In honor of its Bar-Mitzvah year in Memphis, Chabad of this city home to some 15,000 Jews, purchased six lush acres and a sprawling building to house a Center for Jewish Life. 

A nine-acre former pear farm now belongs to Chabad of Nashville. Their Center for Jewish Life will stand alongside meditation gardens and spiritual hiking paths.

In a surprising move for a city with 3000 Jews, Chabad of Knoxville acquired property and a building for its flourishing Jewish day school.

The real estate deals come on the heels of other important developments suggesting that Tennessee is ready for its place in the spotlight. UJC selected Nashville as the site for its General Assembly, billed the world’s largest gathering of Jewish leaders. Six Fortune 500 companies – like FedEx and Autozone – are headquartered in the Volunteer State.

When Rabbi Levi and Rivky Klein look out over the acreage for Chabad of Memphis’s new home, they see space, space and room for horseback riding during community events.

“We intend to make the most of the great outdoors,” said Rabbi Klein.

Accustomed to borrowing space for events, Chabad will finally host its annual Rosh Hashannah dinner in its own social hall.

When Chabad of Memphis opened in 1994, it found a close-knit Jewish community of 10,000 already in place. Jews are not news in the state Al Gore calls home. Jewish settlers arrived decades before the Civil War. For Chabad fitting in means filling in where Memphis needs a boost. Rabbi Klein is the area’s only ritual circumciser. Chabad’s Bat Mitzvah Club and Jewish Learning Institute for adults draw participants from all segments of the community.

No longer the new kid on the block – especially since the Klein’s son, a native Tennessean, recently celebrated his bar mitzvah with 300 well wishers – the new property is “a coming of age for us here, too,” said Rabbi Klein. “Now people can see we have roots firmly planted in Memphis.”

When Rabbi Yitzchok and Esther Tiechtel of Chabad of Nashville talk roots, they think literally. Part of their vision for the new acreage includes hiking paths and secluded benches as spaces for meditation. As new-agey as it sounds, the founder of Chasidism, Rabbi Israel Baal Shem Tov spent much time on spiritual retreats in the forests of the Carpathian Mountains.

“It is easier to connect to G-d in a natural environment free from the distractions of mundane life,” said Rabbi Teichtel.

For those who don’t want to meditate among the trees, the Center for Jewish Life will offer Nashville’s first internet café with kosher snacks, classrooms, a light-filled synagogue and a “mik-spa,” Rabbi Tiechtel’s term for a mikvah with spa accoutrements.  There will also be space for the 90 people who flock to Chabad’s TGIS (Thank G-d It’s Shabbat) dinners twice a month.

If Chabad of Nashville defies stereotypes, the community day school run by Chabad of Knoxville shatters the mold.
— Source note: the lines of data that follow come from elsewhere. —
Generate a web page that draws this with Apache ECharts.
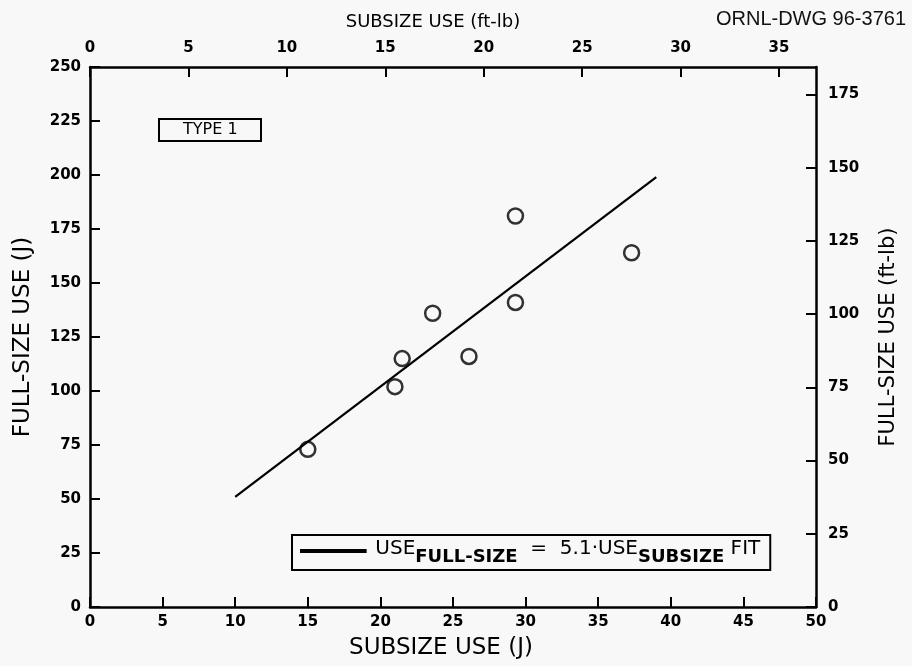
<!DOCTYPE html>
<html><head><meta charset="utf-8">
<script src="https://cdn.jsdelivr.net/npm/echarts@6/dist/echarts.min.js"></script>
<style>html,body{margin:0;padding:0;background:#f8f8f8}#c{width:912px;height:666px}</style>
</head><body><div id="c"></div>
<script>
// Data (J)
const subsizeUse = [15.0, 21.0, 21.5, 23.6, 26.1, 29.3, 29.3, 37.3];
const fullsizeUse = [73, 102, 115, 136, 116, 181, 141, 164];
const fitX = [10, 39];
const fitY = [51, 199];
const J_PER_FTLB = 1.35582;
const xMaxJ = 50, yMaxJ = 250;

const font = 'DejaVu Sans';
const chart = echarts.init(document.getElementById('c'));
const axisLine = {show: true, onZero: false, lineStyle: {color: '#000', width: 2.5}};
const tick = {show: true, inside: true, length: 10, lineStyle: {color: '#000', width: 2}};
const lab = {color: '#000', fontFamily: font, fontWeight: 'bold', fontSize: 15};
const nameStyle = {color: '#000', fontFamily: font, fontSize: 23};

chart.setOption({
  backgroundColor: '#f8f8f8',
  animation: false,
  title: [
    {text: 'ORNL-DWG 96-3761', right: 1, top: 4,
     textStyle: {fontFamily: 'Liberation Sans', fontWeight: 'normal', fontSize: 20, color: '#111'}},
    {text: 'TYPE 1', left: 159, top: 119, padding: [3, 24, 3, 24],
     borderColor: '#000', borderWidth: 2,
     textStyle: {fontFamily: font, fontWeight: 'normal', fontSize: 16, color: '#000'}}
  ],
  grid: {left: 90, right: 96, top: 67, bottom: 59, containLabel: false},
  legend: {
    left: 292, top: 535, orient: 'horizontal',
    data: [{name: 'fit', icon: 'path://M0,0L1,0L1,0.06L0,0.06Z'}],
    itemWidth: 74, itemHeight: 4, itemGap: 8,
    borderColor: '#000', borderWidth: 2, padding: [4, 10, 4, 8],
    formatter: () => '{a|USE}{s|FULL-SIZE}{a|  =  5.1·USE}{s|SUBSIZE}{a| FIT}',
    textStyle: {
      color: '#000',
      rich: {
        a: {fontFamily: font, fontSize: 20, color: '#000', verticalAlign: 'bottom', padding: [0, 0, 4, 0]},
        s: {fontFamily: font, fontSize: 18, fontWeight: 'bold', color: '#000', verticalAlign: 'bottom', padding: [0, 0, -3, 0]}
      }
    },
    itemStyle: {color: '#000'}
  },
  xAxis: [
    {type: 'value', position: 'bottom', min: 0, max: xMaxJ, interval: 5,
     name: 'SUBSIZE USE (J)', nameLocation: 'middle', nameGap: 30,
     nameTextStyle: {...nameStyle, padding: [0, 24, 0, 0]},
     axisLine, axisTick: tick, axisLabel: {...lab, margin: 8}, splitLine: {show: false}},
    {type: 'value', position: 'top', min: 0, max: xMaxJ / J_PER_FTLB, interval: 5,
     name: 'SUBSIZE USE (ft-lb)', nameLocation: 'middle', nameGap: 36,
     nameTextStyle: {...nameStyle, fontSize: 18, padding: [0, 40, 0, 0]},
     axisLine, axisTick: tick, axisLabel: {...lab, margin: 11, showMaxLabel: false}, splitLine: {show: false}},
  ],
  yAxis: [
    {type: 'value', position: 'left', min: 0, max: yMaxJ, interval: 25,
     name: 'FULL-SIZE USE (J)', nameLocation: 'middle', nameGap: 55, nameTextStyle: nameStyle,
     axisLine, axisTick: tick, axisLabel: {...lab, margin: 9}, splitLine: {show: false}},
    {type: 'value', position: 'right', min: 0, max: yMaxJ / J_PER_FTLB, interval: 25,
     name: 'FULL-SIZE USE (ft-lb)', nameLocation: 'middle', nameGap: 62, nameRotate: 90,
     nameTextStyle: {...nameStyle, fontSize: 21},
     axisLine, axisTick: tick, axisLabel: {...lab, margin: 12, showMaxLabel: false}, splitLine: {show: false}}
  ],
  series: [
    {name: 'data', type: 'scatter', xAxisIndex: 0, yAxisIndex: 0,
     data: subsizeUse.map((x, i) => [x, fullsizeUse[i]]),
     symbol: 'circle', symbolSize: 15,
     itemStyle: {color: 'rgba(0,0,0,0)', borderColor: '#000', borderWidth: 2.5}},
    {name: 'fit', type: 'line', xAxisIndex: 0, yAxisIndex: 0,
     data: fitX.map((x, i) => [x, fitY[i]]), showSymbol: false, symbol: 'none',
     lineStyle: {color: '#000', width: 2.2}, itemStyle: {color: '#000'}}
  ]
});
</script></body></html>
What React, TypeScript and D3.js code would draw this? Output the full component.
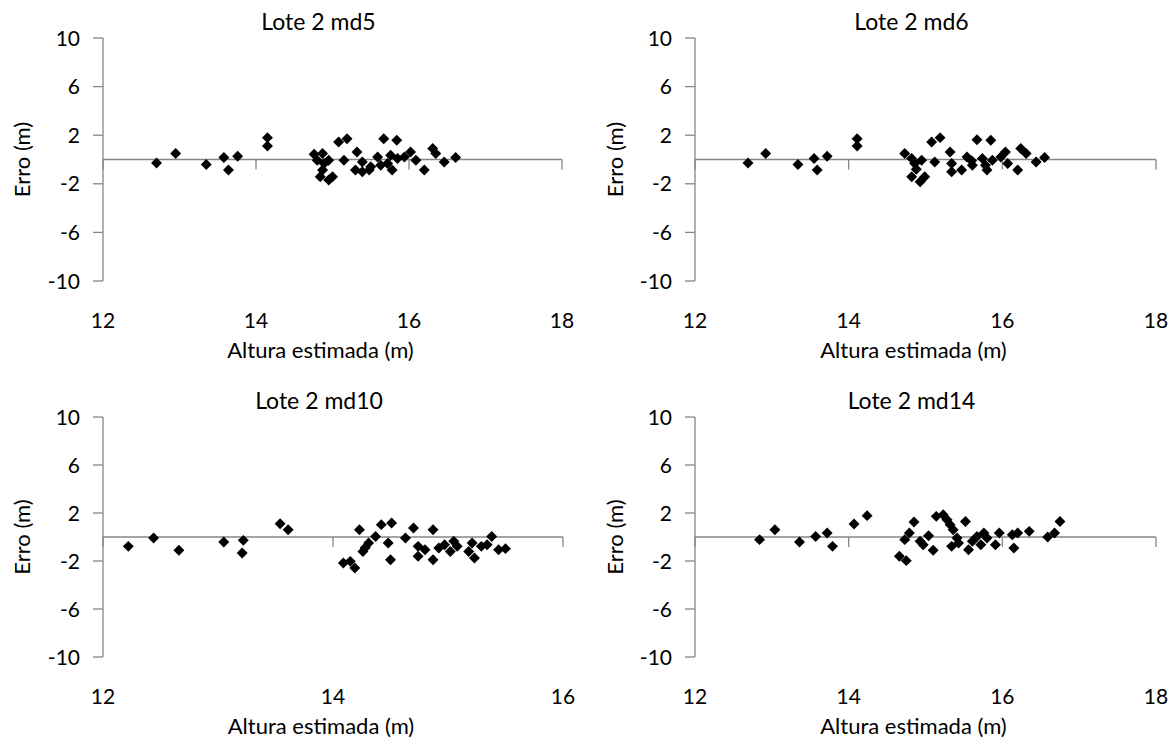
import React from 'react';
import * as d3 from 'd3';

// Lote 2 md5
const md5X = [12.70, 12.95, 13.35, 13.58, 13.64, 13.76, 14.15, 14.15, 14.76, 14.87, 14.80, 14.89, 14.95, 14.84, 14.95, 15.00, 14.87, 15.08, 15.19, 15.15, 15.32, 15.39, 15.39, 15.50, 15.59, 15.63, 15.67, 15.76, 15.78, 15.84, 15.85, 15.72, 15.94, 16.02, 16.09, 16.20, 16.31, 16.35, 16.46, 16.61, 15.48, 15.30];
const md5Y = [-0.28, 0.49, -0.41, 0.16, -0.87, 0.27, 1.80, 1.11, 0.43, 0.49, -0.06, -0.33, -0.06, -1.42, -1.69, -1.42, -0.87, 1.44, 1.71, -0.06, 0.62, -0.20, -1.00, -0.60, 0.21, -0.47, 1.71, 0.35, -0.87, 1.58, 0.08, -0.33, 0.21, 0.62, -0.06, -0.87, 0.90, 0.49, -0.20, 0.16, -0.87, -0.87];

// Lote 2 md6
const md6X = [12.69, 12.92, 13.34, 13.55, 13.59, 13.72, 14.11, 14.11, 14.73, 14.82, 14.86, 14.95, 14.82, 14.93, 14.99, 15.08, 15.19, 15.12, 15.32, 15.34, 15.34, 15.47, 15.54, 15.61, 15.67, 15.74, 15.80, 15.85, 15.78, 15.87, 15.98, 16.04, 16.07, 16.20, 16.24, 16.31, 16.44, 16.55, 14.88, 15.60];
const md6Y = [-0.28, 0.49, -0.41, 0.08, -0.87, 0.27, 1.71, 1.11, 0.49, 0.08, -0.33, -0.06, -1.42, -1.83, -1.42, 1.44, 1.80, -0.20, 0.62, -0.33, -1.00, -0.87, 0.21, -0.47, 1.63, 0.08, -0.87, 1.58, -0.47, -0.06, 0.21, 0.62, -0.33, -0.87, 0.90, 0.49, -0.20, 0.16, -0.80, -0.10];

// Lote 2 md10
const md10X = [12.22, 12.44, 12.66, 13.05, 13.22, 13.21, 13.54, 13.61, 14.09, 14.19, 14.15, 14.23, 14.26, 14.31, 14.37, 14.42, 14.51, 14.48, 14.50, 14.63, 14.70, 14.74, 14.74, 14.80, 14.87, 14.87, 14.92, 14.97, 15.05, 15.02, 15.08, 15.18, 15.21, 15.23, 15.29, 15.38, 15.34, 15.44, 15.50, 14.28];
const md10Y = [-0.78, -0.08, -1.11, -0.42, -0.28, -1.33, 1.11, 0.61, -2.17, -2.58, -2.03, 0.61, -1.20, -0.50, 0.05, 1.03, 1.17, -0.50, -1.89, -0.08, 0.75, -0.78, -1.61, -1.06, 0.61, -1.89, -0.92, -0.64, -0.36, -1.20, -0.78, -1.20, -0.50, -1.75, -0.78, 0.05, -0.64, -1.06, -0.97, -0.90];

// Lote 2 md14
const md14X = [12.84, 13.04, 13.36, 13.57, 13.72, 13.79, 14.07, 14.24, 14.66, 14.75, 14.73, 14.79, 14.85, 14.93, 14.97, 15.04, 15.10, 15.14, 15.23, 15.28, 15.32, 15.36, 15.34, 15.41, 15.43, 15.52, 15.56, 15.61, 15.67, 15.72, 15.76, 15.80, 15.91, 15.96, 16.13, 16.15, 16.20, 16.35, 16.59, 16.68, 16.75];
const md14Y = [-0.22, 0.61, -0.42, 0.05, 0.33, -0.78, 1.08, 1.78, -1.61, -1.97, -0.22, 0.33, 1.25, -0.36, -0.64, 0.11, -1.11, 1.72, 1.86, 1.44, 1.03, 0.61, -0.78, -0.08, -0.50, 1.30, -1.06, -0.36, 0.05, -0.64, 0.33, -0.08, -0.64, 0.33, 0.19, -0.92, 0.33, 0.47, 0.00, 0.33, 1.30];

const yTicks = [10, 6, 2, -2, -6, -10];
const wideXTicks = [12, 14, 16, 18];
const narrowXTicks = [12, 14, 16];

const FONT = 'Lato, "Open Sans", sans-serif';
const AXIS = '#868686';

const diamond = d3.symbol().type(d3.symbolSquare).size(60)();

function Panel(props) {
  const { left, right, top, bottom, title, xs, ys, xTicks, ylabelX } = props;
  const x = d3.scaleLinear().domain([xTicks[0], xTicks[xTicks.length - 1]]).range([left, right]);
  const y = d3.scaleLinear().domain([-10, 10]).range([bottom, top]);
  const y0 = y(0);
  const pts = xs.map((v, i) => [v, ys[i]]);
  return (
    <g fontFamily={FONT}>
      <text x={(left + right) / 2 - 14} y={top - 8} fontSize={23} textAnchor="middle" fill="#000">{title}</text>
      {/* y axis */}
      <line x1={left} x2={left} y1={y(10)} y2={y(-10)} stroke={AXIS} strokeWidth={1.3} />
      {yTicks.map(t => (
        <g key={t}>
          <line x1={left - 10} x2={left} y1={y(t)} y2={y(t)} stroke={AXIS} strokeWidth={1.3} />
          <text x={left - 23} y={y(t) + 7.5} fontSize={21} textAnchor="end" fill="#000">{t}</text>
        </g>
      ))}
      {/* x axis at zero */}
      <line x1={left} x2={right} y1={y0} y2={y0} stroke={AXIS} strokeWidth={1.3} />
      {xTicks.map(t => (
        <g key={t}>
          <line x1={x(t)} x2={x(t)} y1={y0} y2={y0 + 10} stroke={AXIS} strokeWidth={1.3} />
          <text x={x(t)} y={bottom + 47} fontSize={21} textAnchor="middle" fill="#000">{t}</text>
        </g>
      ))}
      <text x={(left + right) / 2 - 12} y={bottom + 77} fontSize={22} textAnchor="middle" fill="#000">Altura estimada (m)</text>
      <text transform={`translate(${ylabelX},${y0}) rotate(-90)`} fontSize={22} textAnchor="middle" dy="0.35em" fill="#000">Erro (m)</text>
      {pts.map((p, i) => (
        <path key={i} d={diamond} transform={`translate(${x(p[0])},${y(p[1])}) rotate(45)`} fill="#000" />
      ))}
    </g>
  );
}

export default function App() {
  return (
    <svg width={1173} height={743} style={{ position: 'absolute', left: 0, top: 0, background: '#fff' }}>
      <rect width={1173} height={743} fill="#fff" />
      <Panel left={103} right={562} top={38} bottom={281} title="Lote 2 md5" xs={md5X} ys={md5Y} xTicks={wideXTicks} ylabelX={22} />
      <Panel left={695} right={1156} top={38} bottom={281} title="Lote 2 md6" xs={md6X} ys={md6Y} xTicks={wideXTicks} ylabelX={615} />
      <Panel left={103} right={563} top={417} bottom={657} title="Lote 2 md10" xs={md10X} ys={md10Y} xTicks={narrowXTicks} ylabelX={22} />
      <Panel left={695} right={1156} top={417} bottom={657} title="Lote 2 md14" xs={md14X} ys={md14Y} xTicks={wideXTicks} ylabelX={615} />
    </svg>
  );
}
By 2008, Rabbi Yossi and Miriam Esther Wilhelm expect to complete the capital campaign that will give their growing student body a new home on three picturesque, forested acres.

The Stanford Eisenberg Knoxville Jewish Day School’s nucleus of parents grew out of Chabad’s Mommy and Me program. “People knew us and trusted us and were willing to entrust their kids education to us,” said Esther Miriam Wilhelm, head of school and co-director of Chabad of Knoxville.

Noah Mesa switched to KJDS this year, because “he had a great need to be surrounded by Jewish people,” said his mother, Shuli.

In Tennessee, “Which church do you belong to?” is often the question that comes after “What’s your name?”  Playing the token, misunderstood Jew didn’t appeal to Noah. Shuli hunted for alternatives. “I feel so fortunate there was a school for him. Noah is so much happier.”

The curriculum at KJDS is studded with above average features. Every day at KJDS opens in a Montessori environment. Hebrew classes are taught through Tal Am, a complete language immersion program. Kids don karate uniforms for PE class taught by a karate sensei. Music in Education, a hands-on musical theory class developed by Yamaha, and drama are offered.  Now boasting an enrollment of sixteen children, KJDS goes from kindergarten through grade three with plans to reach fifth grade in the coming years.

For Rachel Hale, sending Jacob, 5, to Knoxville Jewish Day School is a highlight of her day. “He is the best thing that’s happened to me so it is nice to see it goes both ways,” said Hale. A new transplant from Florida, the Hales chose a Jewish school for Jacob because “there are so few Jews in Tennessee, we wanted a place where Jacob could feel at home.